Set exercise —
The listing below should be printed exactly, every line of it. Skip the pictures.

Recorded information —
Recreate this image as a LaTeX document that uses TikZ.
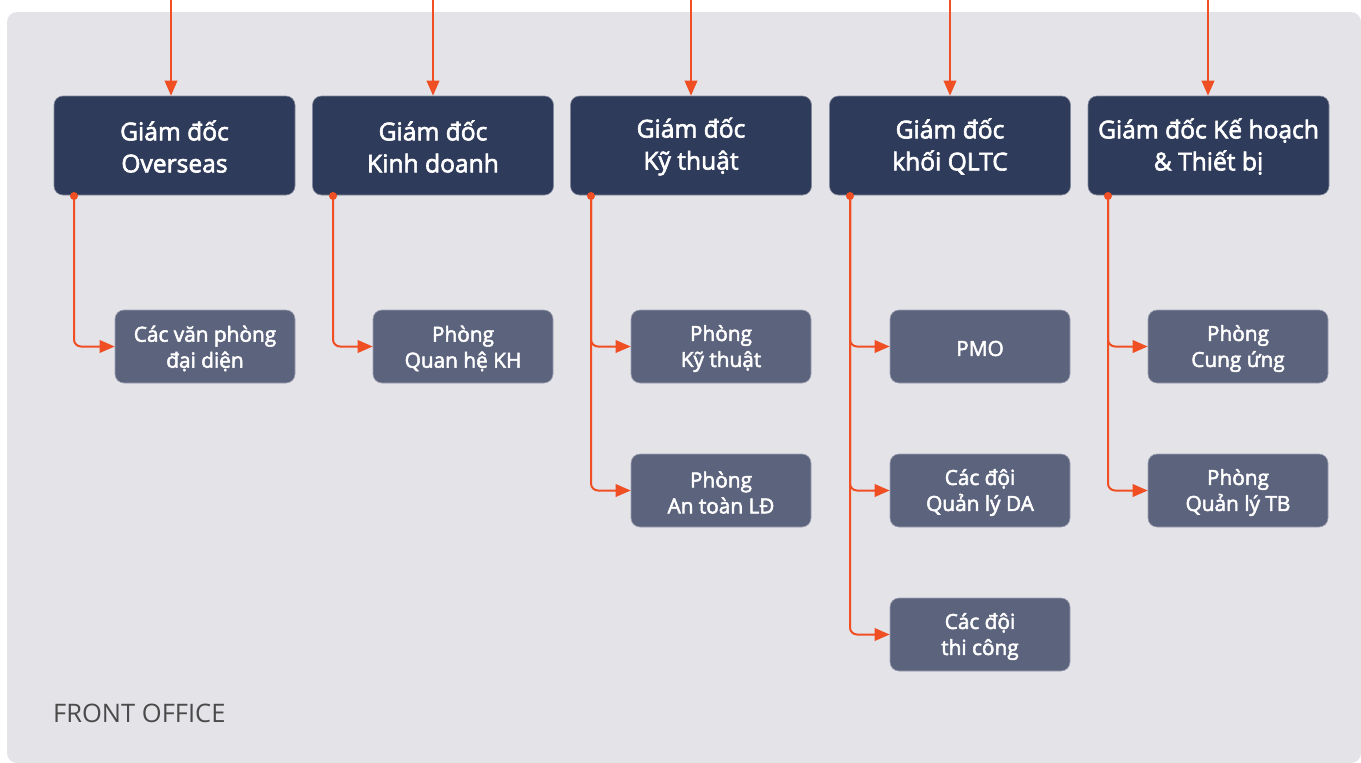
\documentclass[tikz,border=0pt]{standalone}
\usepackage{fontspec}
\setmainfont{Open Sans}
\newfontfamily\semib{Open Sans}[FakeBold=2.5]
\usetikzlibrary{arrows.meta}
\definecolor{panel}{HTML}{E4E3E8}
\definecolor{dirc}{HTML}{2F3B5A}
\definecolor{subc}{HTML}{5C637D}
\definecolor{orng}{HTML}{F04E23}
\definecolor{txtg}{HTML}{4A4A4A}
\tikzset{
  x=1pt, y=-1pt,
  dirbox/.style={fill=dirc, draw=dirc!60!white, line width=0.6pt, rounded corners=9pt, minimum width=241pt, minimum height=99pt, inner sep=0pt},
  dirtext/.style={text=white, align=center, inner sep=0pt, yshift=-1pt, font=\semib\fontsize{24.6}{32}\selectfont},
  subbox/.style={fill=subc, draw=subc!60!white, line width=0.6pt, rounded corners=9pt, minimum width=180pt, minimum height=73pt, inner sep=0pt},
  subtext/.style={text=white, align=center, inner sep=0pt, yshift=-2pt, font=\semib\fontsize{20.8}{26}\selectfont},
  conn/.style={draw=orng, line width=2pt, -{Triangle[length=15pt,width=12.5pt]}},
  elbow/.style={conn, rounded corners=7pt},
  dot/.style={circle, fill=orng, inner sep=0pt, minimum size=8pt}
}
\begin{document}
\begin{tikzpicture}
\useasboundingbox (0,0) rectangle (1361,763);
\fill[white] (0,0) rectangle (1361,763);
\fill[panel, rounded corners=10pt] (7,12) rectangle (1361,763);
\node[anchor=west, text=txtg, inner sep=0pt, font=\fontsize{25.5}{30}\selectfont] (fo) at (53,713) {FRONT OFFICE};
% directors
\node[dirbox] (d1) at (174.5,145.5) {};
\node[dirbox] (d2) at (433,145.5) {};
\node[dirbox] (d3) at (691,145.5) {};
\node[dirbox] (d4) at (950,145.5) {};
\node[dirbox] (d5) at (1208.5,145.5) {};
\node[dirtext] (d1t) at (d1) {Giám đốc\\Overseas};
\node[dirtext] (d2t) at (d2) {Giám đốc\\Kinh doanh};
\node[dirtext] (d3t) at (d3) {Giám đốc\\Kỹ thuật};
\node[dirtext] (d4t) at (d4) {Giám đốc\\khối QLTC};
\node[dirtext] (d5t) at (d5) {Giám đốc Kế hoạch\\\& Thiết bị};
% top entries
\coordinate (t1) at (171,0);
\coordinate (t2) at (433,0);
\coordinate (t3) at (691,0);
\coordinate (t4) at (950,0);
\coordinate (t5) at (1208,0);
\foreach \i in {1,...,5} {\draw[conn] (t\i) -- (t\i |- d\i.north);}
% sub boxes
\node[subbox] (s11) at (205,346.5) {};
\node[subbox] (s21) at (463,346.5) {};
\node[subbox] (s31) at (721,346.5) {};
\node[subbox] (s32) at (721,490.5) {};
\node[subbox] (s41) at (980,346.5) {};
\node[subbox] (s42) at (980,490.5) {};
\node[subbox] (s43) at (980,634.5) {};
\node[subbox] (s51) at (1238,346.5) {};
\node[subbox] (s52) at (1238,490.5) {};
\node[subtext] (s11t) at (s11) {Các văn phòng\\đại diện};
\node[subtext] (s21t) at (s21) {Phòng\\Quan hệ KH};
\node[subtext] (s31t) at (s31) {Phòng\\Kỹ thuật};
\node[subtext] (s32t) at (s32) {Phòng\\An toàn LĐ};
\node[subtext] (s41t) at (s41) {PMO};
\node[subtext] (s42t) at (s42) {Các đội\\Quản lý DA};
\node[subtext] (s43t) at (s43) {Các đội\\thi công};
\node[subtext] (s51t) at (s51) {Phòng\\Cung ứng};
\node[subtext] (s52t) at (s52) {Phòng\\Quản lý TB};
% start points
\coordinate (o1) at (74,196);
\coordinate (o2) at (333,196);
\coordinate (o3) at (591,196);
\coordinate (o4) at (850,196);
\coordinate (o5) at (1108,196);
\draw[elbow] (o1) |- (s11.west);
\draw[elbow] (o2) |- (s21.west);
\draw[elbow] (o3) |- (s31.west);
\draw[elbow] (o3) |- (s32.west);
\draw[elbow] (o4) |- (s41.west);
\draw[elbow] (o4) |- (s42.west);
\draw[elbow] (o4) |- (s43.west);
\draw[elbow] (o5) |- (s51.west);
\draw[elbow] (o5) |- (s52.west);
\foreach \i in {1,...,5} {\node[dot] at (o\i) {};}
\end{tikzpicture}
\end{document}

Solution to the exercise —
Recreate this image as a LaTeX document that uses TikZ.
\documentclass[tikz,border=0pt]{standalone}
\usepackage{fontspec}
\setmainfont{Open Sans}
\newfontfamily\semib{Open Sans}[FakeBold=2.5]
\usetikzlibrary{arrows.meta}
\definecolor{panel}{HTML}{E4E3E8}
\definecolor{dirc}{HTML}{2F3B5A}
\definecolor{subc}{HTML}{5C637D}
\definecolor{orng}{HTML}{F04E23}
\definecolor{txtg}{HTML}{4A4A4A}
\tikzset{
  x=1pt, y=-1pt,
  dirbox/.style={fill=dirc, draw=dirc!60!white, line width=0.6pt, rounded corners=9pt, minimum width=241pt, minimum height=99pt, inner sep=0pt},
  dirtext/.style={text=white, align=center, inner sep=0pt, yshift=-1pt, font=\semib\fontsize{24.6}{32}\selectfont},
  subbox/.style={fill=subc, draw=subc!60!white, line width=0.6pt, rounded corners=9pt, minimum width=180pt, minimum height=73pt, inner sep=0pt},
  subtext/.style={text=white, align=center, inner sep=0pt, yshift=-2pt, font=\semib\fontsize{20.8}{26}\selectfont},
  conn/.style={draw=orng, line width=2pt, -{Triangle[length=15pt,width=12.5pt]}},
  elbow/.style={conn, rounded corners=7pt},
  dot/.style={circle, fill=orng, inner sep=0pt, minimum size=8pt}
}
\begin{document}
\begin{tikzpicture}
\useasboundingbox (0,0) rectangle (1361,763);
\fill[white] (0,0) rectangle (1361,763);
\fill[panel, rounded corners=10pt] (7,12) rectangle (1361,763);
\node[anchor=west, text=txtg, inner sep=0pt, font=\fontsize{25.5}{30}\selectfont] (fo) at (53,713) {FRONT OFFICE};
% directors
\node[dirbox] (d1) at (174.5,145.5) {};
\node[dirbox] (d2) at (433,145.5) {};
\node[dirbox] (d3) at (691,145.5) {};
\node[dirbox] (d4) at (950,145.5) {};
\node[dirbox] (d5) at (1208.5,145.5) {};
\node[dirtext] (d1t) at (d1) {Giám đốc\\Overseas};
\node[dirtext] (d2t) at (d2) {Giám đốc\\Kinh doanh};
\node[dirtext] (d3t) at (d3) {Giám đốc\\Kỹ thuật};
\node[dirtext] (d4t) at (d4) {Giám đốc\\khối QLTC};
\node[dirtext] (d5t) at (d5) {Giám đốc Kế hoạch\\\& Thiết bị};
% top entries
\coordinate (t1) at (171,0);
\coordinate (t2) at (433,0);
\coordinate (t3) at (691,0);
\coordinate (t4) at (950,0);
\coordinate (t5) at (1208,0);
\foreach \i in {1,...,5} {\draw[conn] (t\i) -- (t\i |- d\i.north);}
% sub boxes
\node[subbox] (s11) at (205,346.5) {};
\node[subbox] (s21) at (463,346.5) {};
\node[subbox] (s31) at (721,346.5) {};
\node[subbox] (s32) at (721,490.5) {};
\node[subbox] (s41) at (980,346.5) {};
\node[subbox] (s42) at (980,490.5) {};
\node[subbox] (s43) at (980,634.5) {};
\node[subbox] (s51) at (1238,346.5) {};
\node[subbox] (s52) at (1238,490.5) {};
\node[subtext] (s11t) at (s11) {Các văn phòng\\đại diện};
\node[subtext] (s21t) at (s21) {Phòng\\Quan hệ KH};
\node[subtext] (s31t) at (s31) {Phòng\\Kỹ thuật};
\node[subtext] (s32t) at (s32) {Phòng\\An toàn LĐ};
\node[subtext] (s41t) at (s41) {PMO};
\node[subtext] (s42t) at (s42) {Các đội\\Quản lý DA};
\node[subtext] (s43t) at (s43) {Các đội\\thi công};
\node[subtext] (s51t) at (s51) {Phòng\\Cung ứng};
\node[subtext] (s52t) at (s52) {Phòng\\Quản lý TB};
% start points
\coordinate (o1) at (74,196);
\coordinate (o2) at (333,196);
\coordinate (o3) at (591,196);
\coordinate (o4) at (850,196);
\coordinate (o5) at (1108,196);
\draw[elbow] (o1) |- (s11.west);
\draw[elbow] (o2) |- (s21.west);
\draw[elbow] (o3) |- (s31.west);
\draw[elbow] (o3) |- (s32.west);
\draw[elbow] (o4) |- (s41.west);
\draw[elbow] (o4) |- (s42.west);
\draw[elbow] (o4) |- (s43.west);
\draw[elbow] (o5) |- (s51.west);
\draw[elbow] (o5) |- (s52.west);
\foreach \i in {1,...,5} {\node[dot] at (o\i) {};}
\end{tikzpicture}
\end{document}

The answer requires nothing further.